The Yale Concert Band combined music with graphics, paintings and works of literature for its 2010-11 academic year debut last Friday.
The show, titled “Projections: Pictures at an Exhibition,” took place in Woolsey Hallin front of an audience of 150. The multimedia performance simultaneously exhibited images and musical pieces, pairing the paintings and the music that inspired each other.
“Young people are growing up more visually stimulated,” Thomas Duffy, director of university bands, said. “[Multimedia performance] is a national tendency.”
Among the six pieces the band showcased, the concert included the world premiere of an original composition by Stephen Feigenbaum ’11, titled “Rooms by the Sea.” The piece is based on a painting of the same name by 20th century American Realist Edward Hopper, which currently hangs in the Yale University Art Gallery. In Feigenbaum’s piece, low, sustained tones mimic the sounds of the ocean, which is seen in Hopper’s work.
“You can really augment the music of the concert with the visuals,” Kate Carter ’12, a clarinetist for the band, said. “Having these art forms put together makes [the music] more accessible for the audience.”
Another student-composed piece, “Ziggurat,” by Johns Hopkins undergraduate Viet Cuong, combined the work of the young composer with a graphic display by Grace Needlman ’11. The graphics featured a person playing with chalk, a girl on a bicycle multiplied several times throughout the frame, flapping birds, martial arts, a bulldozer, and a ziggurat — or early middle-eastern step pyramids — as well. It combined sketched silhouettes and moving animation with photographs to mirror movement in the music, for example by projecting the image of a still lake to echo the hushed volume of the music..
Cuong, who composed “Ziggurat” in high school, said he met Duffy at a national band conference and has since kept in touch with him.
Duffy said he immediately thought of performing the piece with graphics. He added that he is looking for a South African artist to create another set of graphics for the piece when the band tours South Africa this May. Duffy said he looks to involve locals in performances abroad to bridge cultural connections.
Needlman said her animation was loosely autobiographical, based on personal experiences of her waking up in a city and feeling overwhelmed by images. Needlman added that her summer in Berlin with Hans Werner Holzwarth Publications and Design served as the inspiration for her work, which featured scenes from the Berlin cityscape.
She said she and Cuong thought the ziggurat was a superhuman structure that represented the human desire to reach for the grand.
“I really liked ‘Ziggurat,’” French horn player Alan Hutchison ’11 said.“I thought it was a dynamic piece on its own, but then the animation was really cool.”
A composition by Duffy himself — “Max the King!” — provided a musical setting for the adventures of the children’s fiction character Max in “Where the Wild Things Are” by Maurice Sendak.

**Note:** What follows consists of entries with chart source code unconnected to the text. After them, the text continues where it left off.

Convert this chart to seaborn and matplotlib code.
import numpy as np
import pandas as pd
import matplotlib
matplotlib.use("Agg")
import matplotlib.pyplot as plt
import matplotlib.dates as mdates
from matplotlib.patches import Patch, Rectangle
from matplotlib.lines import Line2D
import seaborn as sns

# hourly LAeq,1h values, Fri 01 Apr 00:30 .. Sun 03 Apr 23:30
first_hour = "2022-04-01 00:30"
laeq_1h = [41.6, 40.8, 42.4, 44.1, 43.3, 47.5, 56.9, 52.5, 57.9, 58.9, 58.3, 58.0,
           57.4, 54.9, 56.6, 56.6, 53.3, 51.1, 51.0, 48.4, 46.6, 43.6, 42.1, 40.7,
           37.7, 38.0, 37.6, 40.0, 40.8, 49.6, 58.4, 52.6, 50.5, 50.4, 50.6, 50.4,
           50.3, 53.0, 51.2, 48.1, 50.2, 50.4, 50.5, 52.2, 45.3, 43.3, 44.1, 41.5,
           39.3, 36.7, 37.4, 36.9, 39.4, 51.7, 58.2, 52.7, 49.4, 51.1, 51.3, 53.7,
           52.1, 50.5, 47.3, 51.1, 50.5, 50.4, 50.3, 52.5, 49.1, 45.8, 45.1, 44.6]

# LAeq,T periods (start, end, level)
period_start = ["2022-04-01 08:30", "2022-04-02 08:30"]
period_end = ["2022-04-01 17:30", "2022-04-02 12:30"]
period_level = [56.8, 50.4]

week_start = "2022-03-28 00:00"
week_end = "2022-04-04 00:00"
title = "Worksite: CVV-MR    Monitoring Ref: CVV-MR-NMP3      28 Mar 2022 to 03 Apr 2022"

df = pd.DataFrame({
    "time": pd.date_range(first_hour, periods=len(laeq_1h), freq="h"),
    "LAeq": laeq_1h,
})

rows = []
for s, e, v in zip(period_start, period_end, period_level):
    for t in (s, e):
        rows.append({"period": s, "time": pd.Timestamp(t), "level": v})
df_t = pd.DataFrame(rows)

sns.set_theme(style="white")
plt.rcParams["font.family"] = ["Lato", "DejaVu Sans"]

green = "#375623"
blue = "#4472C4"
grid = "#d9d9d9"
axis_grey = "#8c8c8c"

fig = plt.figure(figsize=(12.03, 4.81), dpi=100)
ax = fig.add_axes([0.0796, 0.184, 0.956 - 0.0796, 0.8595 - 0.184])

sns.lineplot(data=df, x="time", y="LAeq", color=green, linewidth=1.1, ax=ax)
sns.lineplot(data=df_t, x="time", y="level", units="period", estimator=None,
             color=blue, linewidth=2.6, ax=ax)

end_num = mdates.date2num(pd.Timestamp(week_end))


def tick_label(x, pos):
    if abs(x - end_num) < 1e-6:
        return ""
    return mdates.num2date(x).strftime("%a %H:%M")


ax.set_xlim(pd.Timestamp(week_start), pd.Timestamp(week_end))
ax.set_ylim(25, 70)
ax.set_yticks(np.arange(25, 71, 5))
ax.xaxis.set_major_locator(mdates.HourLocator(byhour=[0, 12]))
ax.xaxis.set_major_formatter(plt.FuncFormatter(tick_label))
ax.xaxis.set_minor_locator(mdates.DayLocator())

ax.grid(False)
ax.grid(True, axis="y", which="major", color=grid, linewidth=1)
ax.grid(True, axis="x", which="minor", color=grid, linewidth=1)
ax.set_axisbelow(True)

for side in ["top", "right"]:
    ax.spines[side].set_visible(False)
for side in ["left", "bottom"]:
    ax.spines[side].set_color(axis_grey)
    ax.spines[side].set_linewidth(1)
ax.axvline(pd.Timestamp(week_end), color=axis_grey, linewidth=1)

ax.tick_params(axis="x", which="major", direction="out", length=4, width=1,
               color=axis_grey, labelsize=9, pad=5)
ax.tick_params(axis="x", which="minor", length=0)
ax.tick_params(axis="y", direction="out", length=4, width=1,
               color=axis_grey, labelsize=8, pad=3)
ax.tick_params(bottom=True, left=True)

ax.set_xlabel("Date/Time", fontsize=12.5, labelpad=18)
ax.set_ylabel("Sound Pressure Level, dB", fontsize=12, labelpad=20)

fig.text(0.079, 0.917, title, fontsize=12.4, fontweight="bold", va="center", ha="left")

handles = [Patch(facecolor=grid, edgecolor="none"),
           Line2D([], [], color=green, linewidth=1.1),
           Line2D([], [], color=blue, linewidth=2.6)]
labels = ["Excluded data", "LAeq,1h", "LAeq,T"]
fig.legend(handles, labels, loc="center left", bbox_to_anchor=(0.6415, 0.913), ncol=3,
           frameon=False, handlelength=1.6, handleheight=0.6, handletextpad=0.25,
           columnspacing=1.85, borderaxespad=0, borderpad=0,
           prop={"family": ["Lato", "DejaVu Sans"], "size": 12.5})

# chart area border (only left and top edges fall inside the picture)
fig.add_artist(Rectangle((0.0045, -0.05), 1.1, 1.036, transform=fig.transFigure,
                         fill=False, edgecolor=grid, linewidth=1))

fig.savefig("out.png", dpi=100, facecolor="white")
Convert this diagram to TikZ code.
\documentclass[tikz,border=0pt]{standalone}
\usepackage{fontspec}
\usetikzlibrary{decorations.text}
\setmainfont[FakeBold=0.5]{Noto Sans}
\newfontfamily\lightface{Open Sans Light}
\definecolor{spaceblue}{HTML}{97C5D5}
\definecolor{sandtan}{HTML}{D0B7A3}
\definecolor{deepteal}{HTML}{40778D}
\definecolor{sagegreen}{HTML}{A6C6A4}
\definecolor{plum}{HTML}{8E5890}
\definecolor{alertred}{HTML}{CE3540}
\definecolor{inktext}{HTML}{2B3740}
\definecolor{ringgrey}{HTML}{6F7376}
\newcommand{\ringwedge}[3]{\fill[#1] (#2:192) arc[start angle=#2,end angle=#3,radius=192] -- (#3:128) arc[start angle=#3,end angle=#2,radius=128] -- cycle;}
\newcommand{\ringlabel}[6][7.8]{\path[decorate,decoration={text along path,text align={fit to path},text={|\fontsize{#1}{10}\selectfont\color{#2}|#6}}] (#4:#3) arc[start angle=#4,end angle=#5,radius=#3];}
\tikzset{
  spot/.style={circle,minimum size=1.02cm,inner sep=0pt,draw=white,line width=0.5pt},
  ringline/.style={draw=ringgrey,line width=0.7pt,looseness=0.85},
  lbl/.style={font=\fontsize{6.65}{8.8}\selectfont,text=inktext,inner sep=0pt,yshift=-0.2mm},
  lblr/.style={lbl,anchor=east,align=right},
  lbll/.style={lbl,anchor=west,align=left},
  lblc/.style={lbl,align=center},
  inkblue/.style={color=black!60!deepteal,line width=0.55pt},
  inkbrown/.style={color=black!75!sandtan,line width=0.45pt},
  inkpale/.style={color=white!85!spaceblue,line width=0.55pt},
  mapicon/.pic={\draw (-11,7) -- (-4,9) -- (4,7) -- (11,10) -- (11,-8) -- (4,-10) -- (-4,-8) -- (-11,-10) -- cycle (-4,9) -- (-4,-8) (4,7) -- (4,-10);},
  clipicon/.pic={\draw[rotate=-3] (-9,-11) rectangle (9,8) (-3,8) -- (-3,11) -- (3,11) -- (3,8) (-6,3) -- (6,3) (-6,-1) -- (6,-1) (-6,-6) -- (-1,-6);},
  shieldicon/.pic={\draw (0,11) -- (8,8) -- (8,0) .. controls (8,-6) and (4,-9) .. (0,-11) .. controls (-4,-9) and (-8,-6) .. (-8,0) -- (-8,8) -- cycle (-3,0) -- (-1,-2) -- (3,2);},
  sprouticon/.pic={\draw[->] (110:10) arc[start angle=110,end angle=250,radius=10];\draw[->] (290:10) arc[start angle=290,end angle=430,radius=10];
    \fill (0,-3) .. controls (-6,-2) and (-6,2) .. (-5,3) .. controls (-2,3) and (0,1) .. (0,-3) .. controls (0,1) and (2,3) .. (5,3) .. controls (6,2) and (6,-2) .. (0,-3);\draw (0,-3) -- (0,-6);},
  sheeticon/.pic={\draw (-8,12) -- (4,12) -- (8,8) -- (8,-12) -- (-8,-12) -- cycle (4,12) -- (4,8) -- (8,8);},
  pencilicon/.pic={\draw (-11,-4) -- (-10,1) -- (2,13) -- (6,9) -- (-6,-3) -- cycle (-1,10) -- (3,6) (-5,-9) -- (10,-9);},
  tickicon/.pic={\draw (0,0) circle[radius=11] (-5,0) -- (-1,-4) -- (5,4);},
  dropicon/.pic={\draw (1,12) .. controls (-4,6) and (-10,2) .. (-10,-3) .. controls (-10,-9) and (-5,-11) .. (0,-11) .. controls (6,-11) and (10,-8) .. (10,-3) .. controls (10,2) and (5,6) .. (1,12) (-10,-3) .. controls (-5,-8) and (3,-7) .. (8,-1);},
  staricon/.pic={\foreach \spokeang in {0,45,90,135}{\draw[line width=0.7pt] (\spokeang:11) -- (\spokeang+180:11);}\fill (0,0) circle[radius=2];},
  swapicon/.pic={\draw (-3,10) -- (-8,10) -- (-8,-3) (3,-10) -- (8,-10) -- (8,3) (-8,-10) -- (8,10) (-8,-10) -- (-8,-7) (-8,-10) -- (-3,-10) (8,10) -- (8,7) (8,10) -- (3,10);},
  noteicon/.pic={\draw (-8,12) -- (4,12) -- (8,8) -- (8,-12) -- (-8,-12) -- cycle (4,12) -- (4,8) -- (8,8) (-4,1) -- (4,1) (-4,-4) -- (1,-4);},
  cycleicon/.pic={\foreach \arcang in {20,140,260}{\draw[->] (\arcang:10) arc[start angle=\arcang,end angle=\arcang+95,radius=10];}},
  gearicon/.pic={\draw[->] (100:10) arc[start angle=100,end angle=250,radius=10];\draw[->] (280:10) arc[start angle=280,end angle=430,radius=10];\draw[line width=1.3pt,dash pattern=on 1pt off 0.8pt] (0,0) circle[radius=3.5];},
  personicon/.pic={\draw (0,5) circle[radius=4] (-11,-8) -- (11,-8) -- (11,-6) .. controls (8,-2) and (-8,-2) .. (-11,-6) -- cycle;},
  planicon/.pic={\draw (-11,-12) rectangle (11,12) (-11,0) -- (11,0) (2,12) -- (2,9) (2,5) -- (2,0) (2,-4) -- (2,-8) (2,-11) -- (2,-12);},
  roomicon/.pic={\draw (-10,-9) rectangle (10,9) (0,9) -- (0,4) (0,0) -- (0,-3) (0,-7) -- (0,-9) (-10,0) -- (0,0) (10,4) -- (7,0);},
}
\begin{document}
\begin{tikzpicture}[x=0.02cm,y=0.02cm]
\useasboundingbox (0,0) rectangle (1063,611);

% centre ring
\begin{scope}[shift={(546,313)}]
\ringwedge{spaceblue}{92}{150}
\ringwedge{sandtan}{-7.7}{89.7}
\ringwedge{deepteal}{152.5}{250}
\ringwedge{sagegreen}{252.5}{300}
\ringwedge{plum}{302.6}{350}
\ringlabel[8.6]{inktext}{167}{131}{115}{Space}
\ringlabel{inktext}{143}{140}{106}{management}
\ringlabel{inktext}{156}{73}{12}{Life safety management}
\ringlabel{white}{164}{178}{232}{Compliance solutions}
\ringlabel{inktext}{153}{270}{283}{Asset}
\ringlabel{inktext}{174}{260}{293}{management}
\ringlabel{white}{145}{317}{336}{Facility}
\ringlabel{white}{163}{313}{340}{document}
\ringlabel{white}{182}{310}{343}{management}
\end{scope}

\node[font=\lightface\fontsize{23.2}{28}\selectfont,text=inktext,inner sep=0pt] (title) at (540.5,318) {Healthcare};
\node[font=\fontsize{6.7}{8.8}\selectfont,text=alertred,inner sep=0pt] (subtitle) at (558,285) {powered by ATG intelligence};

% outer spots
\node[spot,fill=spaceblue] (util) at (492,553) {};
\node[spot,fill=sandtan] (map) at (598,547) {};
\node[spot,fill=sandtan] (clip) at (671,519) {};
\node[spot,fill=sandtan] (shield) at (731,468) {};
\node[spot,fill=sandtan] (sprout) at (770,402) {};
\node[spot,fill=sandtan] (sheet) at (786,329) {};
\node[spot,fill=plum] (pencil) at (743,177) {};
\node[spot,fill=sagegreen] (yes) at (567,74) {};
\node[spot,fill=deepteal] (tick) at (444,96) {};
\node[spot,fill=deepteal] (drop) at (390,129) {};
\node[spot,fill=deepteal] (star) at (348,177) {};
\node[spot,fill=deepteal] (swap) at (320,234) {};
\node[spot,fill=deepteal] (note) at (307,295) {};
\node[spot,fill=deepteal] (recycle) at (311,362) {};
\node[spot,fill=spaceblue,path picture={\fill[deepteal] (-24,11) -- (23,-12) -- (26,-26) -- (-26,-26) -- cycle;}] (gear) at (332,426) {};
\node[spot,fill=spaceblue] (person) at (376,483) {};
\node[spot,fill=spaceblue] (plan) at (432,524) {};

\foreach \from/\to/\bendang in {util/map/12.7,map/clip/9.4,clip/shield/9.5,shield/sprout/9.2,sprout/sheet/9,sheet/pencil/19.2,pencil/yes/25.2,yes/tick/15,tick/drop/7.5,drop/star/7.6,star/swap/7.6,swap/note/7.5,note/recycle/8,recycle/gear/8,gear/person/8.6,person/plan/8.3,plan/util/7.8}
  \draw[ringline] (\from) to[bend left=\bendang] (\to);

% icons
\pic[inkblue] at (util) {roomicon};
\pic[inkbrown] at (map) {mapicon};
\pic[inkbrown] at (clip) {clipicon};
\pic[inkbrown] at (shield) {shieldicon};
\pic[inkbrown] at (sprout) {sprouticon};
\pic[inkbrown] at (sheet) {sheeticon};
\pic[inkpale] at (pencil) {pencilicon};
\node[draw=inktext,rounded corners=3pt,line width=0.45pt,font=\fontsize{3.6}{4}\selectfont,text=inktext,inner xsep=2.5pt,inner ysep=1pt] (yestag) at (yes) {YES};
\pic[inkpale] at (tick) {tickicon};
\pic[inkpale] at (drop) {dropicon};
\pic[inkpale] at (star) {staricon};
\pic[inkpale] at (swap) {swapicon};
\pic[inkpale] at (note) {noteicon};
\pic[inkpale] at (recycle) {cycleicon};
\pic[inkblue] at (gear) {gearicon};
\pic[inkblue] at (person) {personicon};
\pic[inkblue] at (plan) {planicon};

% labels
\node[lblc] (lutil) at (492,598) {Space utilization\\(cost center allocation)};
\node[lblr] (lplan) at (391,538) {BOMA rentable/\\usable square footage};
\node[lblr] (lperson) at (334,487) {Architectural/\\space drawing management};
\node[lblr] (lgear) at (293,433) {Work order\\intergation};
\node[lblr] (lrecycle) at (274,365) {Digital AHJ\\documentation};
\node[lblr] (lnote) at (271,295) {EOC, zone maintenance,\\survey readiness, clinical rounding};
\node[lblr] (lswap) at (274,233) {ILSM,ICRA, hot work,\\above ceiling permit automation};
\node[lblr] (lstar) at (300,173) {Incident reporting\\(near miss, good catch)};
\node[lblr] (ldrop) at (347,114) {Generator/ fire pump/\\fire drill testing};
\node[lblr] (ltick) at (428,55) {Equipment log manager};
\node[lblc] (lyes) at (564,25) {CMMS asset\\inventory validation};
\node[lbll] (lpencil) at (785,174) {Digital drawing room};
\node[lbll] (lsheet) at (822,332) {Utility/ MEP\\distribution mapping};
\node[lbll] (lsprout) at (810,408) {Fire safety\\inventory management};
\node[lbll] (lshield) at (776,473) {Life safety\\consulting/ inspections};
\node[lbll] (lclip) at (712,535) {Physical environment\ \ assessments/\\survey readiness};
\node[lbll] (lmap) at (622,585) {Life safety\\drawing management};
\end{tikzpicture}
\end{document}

Duffy said the piece follows the plot of the story, mimicking the noises that Max heard upon entering the dream world filled with lions’ roars and animal sounds. The piece is filled with lively galloping sounds, low accents and glissandos — flourishes that connect pitches — with a recurring transitional, musical theme. The award-winning illustrations of the book were projected on the screen alongside quotes such as “I’ll eat you up.” Meanwhile different instruments, such as the horns and flutes, overlapped throughout the piece to build suspense. “Max the King!” closes with Brahms’s lullaby.
“The whole piece is based on ‘na na na na na na!’” Duffy said.
But he added that Max, the fictional character as personified in Duffy’s composition, is an allegory for the left and right brain hemispheres.
Following the intermission, the band performed Modest Mussorgsky’s “Pictures at an Exhibition,” a classical orchestral piece based sketches by Victor Harmann, which Duffy said characteristically have two light sources representing the sacred and the secular. Some pictures, such as “Limoges—Le Marché (The Market Place at Limoges)” were not displayed and descriptions from notes on the pictures such as “French women quarrelling violently in the market” were projected instead. Hutchison said this was because many of the works have been lost.
“Pictures at an Exhibition” follows the trail of a composer through an art gallery in 15 musical parts, each movement describing the composer’s walk or the works he saw. Titles such as “Ballet des Poussins dans Leurs Coques (Ballet of the Unhatched Chickens)” and “Catacombae—Sepulchrum Romanum,” a painting of a tomb with three shadowy figures, provided varied settings for different musical textures.
Following the performance, guests were treated to a reception in Hendrie Hall, which included a cake with an edible image of “Rooms by the Sea” and icing saying “Picture at Woolsey Hall.”
The concert was streamed live through the School of Music’s website.
Correction: December 30, 2010
An earlier version of this article mispelled the last name of French horn player Alan Hutchison ’11.